The lobby of Northern Illinois University’s Convocation Center was host Friday to representatives of 17 state, federal and local law enforcement agencies gathered to celebrate “Women of the Shield,” those who have helped pave the way for young women in law enforcement.

Klein’s first uniform was a police skirt and a department-issued cross-body purse for her gun.

“Hold on,” Klein said mockingly to a pretend criminal. “Let me get my purse.”

Years later, the sheriff’s female deputies would be provided a duty equipment belt – just one – that was expected to fit each woman.

Klein, who would go on to become the department’s first female lieutenant and now, the first female chief of corrections, said conditions have improved, but there’s still work to be done.

“Things are changing and advancing, and it’s good to see,” she said.

For Northwestern University Police Department Deputy Chief Gloria Graham, childhood was a chaotic time of domestic abuse and life in a women’s and children’s shelter.

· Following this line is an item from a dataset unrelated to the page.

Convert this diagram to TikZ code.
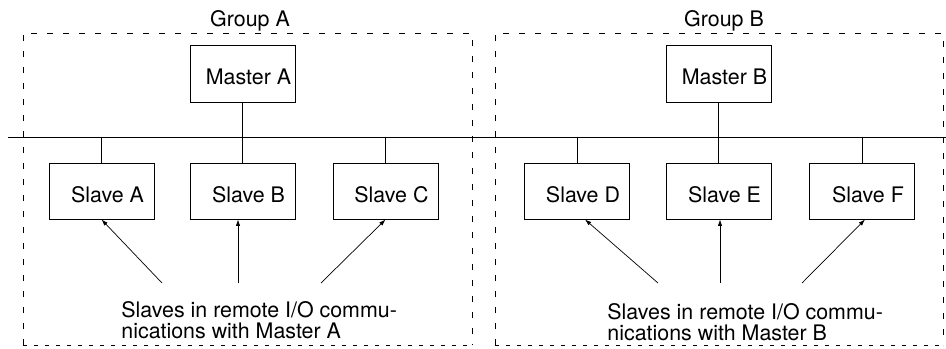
\documentclass[tikz,border=0pt]{standalone}
\usepackage{fontspec}
\setmainfont{TeX Gyre Heros}
\usetikzlibrary{arrows.meta}
\tikzset{
  unit/.style={draw, line width=0.5pt, minimum width=52.5pt, minimum height=28pt,
    inner sep=0pt, text height=11.5pt, execute at begin node={\hspace*{6pt}}},
  group/.style={line width=0.5pt, dash pattern=on 2.8pt off 5.2pt},
  groupbase/.style={line width=0.5pt, dash pattern=on 2pt off 3.5pt},
  wire/.style={line width=0.5pt},
  pointer/.style={line width=0.35pt, -{Latex[length=3.2pt,width=2.2pt]}},
  note/.style={anchor=north west, align=left, inner sep=0pt}
}
\begin{document}
\begin{tikzpicture}[x=0.5pt,y=-0.5pt,
    every node/.style={font=\fontsize{10.7}{10.8}\selectfont}]
    \useasboundingbox (0,0) rectangle (946,348);
    \draw[group] (23,345) -- (23,33) -- (472,33) -- (472,345);
    \draw[groupbase] (23,345) -- (472,345);
    \draw[group] (495,345) -- (495,33) -- (943,33) -- (943,345);
    \draw[groupbase] (495,345) -- (943,345);
    \node[anchor=base] (groupA) at (250,26) {Group A};
    \node[anchor=base] (groupB) at (724,26) {Group B};
    \node[unit, minimum height=28.5pt] (masterA) at (242.5,73.5) {Master A};
    \node[unit, minimum height=28.5pt] (masterB) at (718.5,73.5) {Master B};
    \node[unit] (slaveA) at (101.5,191) {Slave A};
    \node[unit] (slaveB) at (242.5,191) {Slave B};
    \node[unit] (slaveC) at (385.5,191) {Slave C};
    \node[unit] (slaveD) at (577,191) {Slave D};
    \node[unit] (slaveE) at (718.5,191) {Slave E};
    \node[unit] (slaveF) at (862,191) {Slave F};
    \coordinate (busL) at (8,137);
    \coordinate (busR) at (946,137);
    \draw[wire] (busL) -- (busR);
    \foreach \u in {masterA,masterB,slaveA,slaveB,slaveC,slaveD,slaveE,slaveF}
      \draw[wire] (\u) -- (\u |- busL);
    \coordinate (tailA) at (162,283);
    \coordinate (tailB) at (238,283);
    \coordinate (tailC) at (321,283);
    \coordinate (tailD) at (658,283);
    \coordinate (tailE) at (720,283);
    \coordinate (tailF) at (802,283);
    \draw[pointer] (tailA) -- (slaveA.south);
    \draw[pointer] (tailB) -- (tailB |- slaveB.south);
    \draw[pointer] (tailC) -- (slaveC.south);
    \draw[pointer] (tailD) -- ([xshift=4pt]slaveD.south);
    \draw[pointer] (tailE) -- (tailE |- slaveE.south);
    \draw[pointer] (tailF) -- ([xshift=1.5pt]slaveF.south);
    \node[note] (noteA) at (121,301) {Slaves in remote I/O commu-\\nications with Master A};
    \node[note] (noteB) at (607,303) {Slaves in remote I/O commu-\\nications with Master B};
  \end{tikzpicture}
\end{document}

Unfortunately, the abuse in her home was considered nothing more than a “family issue,” and police quickly became a necessary evil, she said.

But her experience fostered a compassion and understanding that would help her climb through the ranks of police departments across the nation.

Each promotion was accompanied by an all-too-familiar sense of self-doubt that was reinforced by the discouraging words of some of her colleagues.

“To this day, some of the first advice I give to recruits when I meet with them one-on-one is to be cautious about people who warn you about not being ‘ready’ to accept the new responsibilities that you are interested in,” Graham said.

“Especially when they cannot provide you with specific competencies where growth needs to occur and provide guidance on how you might get there. It’s been my experience that, more often than not, those who generically inform you that you aren’t ready are sometimes simply intimidated by the possibility of your advancement.”

More than 80 officers, some with tears in their eyes, watched a slide show of some of the area’s most influential female officers, and were reminded they are not the fragile, vulnerable and self-proving police they are often mistaken for.

“We want to encourage young females who are looking to go into or aspire to be in law enforcement – we want to celebrate women and just show them their peers in this profession,” NIU Community Relations and Crime Prevention Officer Weyni Langdon said. “Although it has been commonly looked at as a male-dominated profession, there’s women in this profession, and we are celebrated.”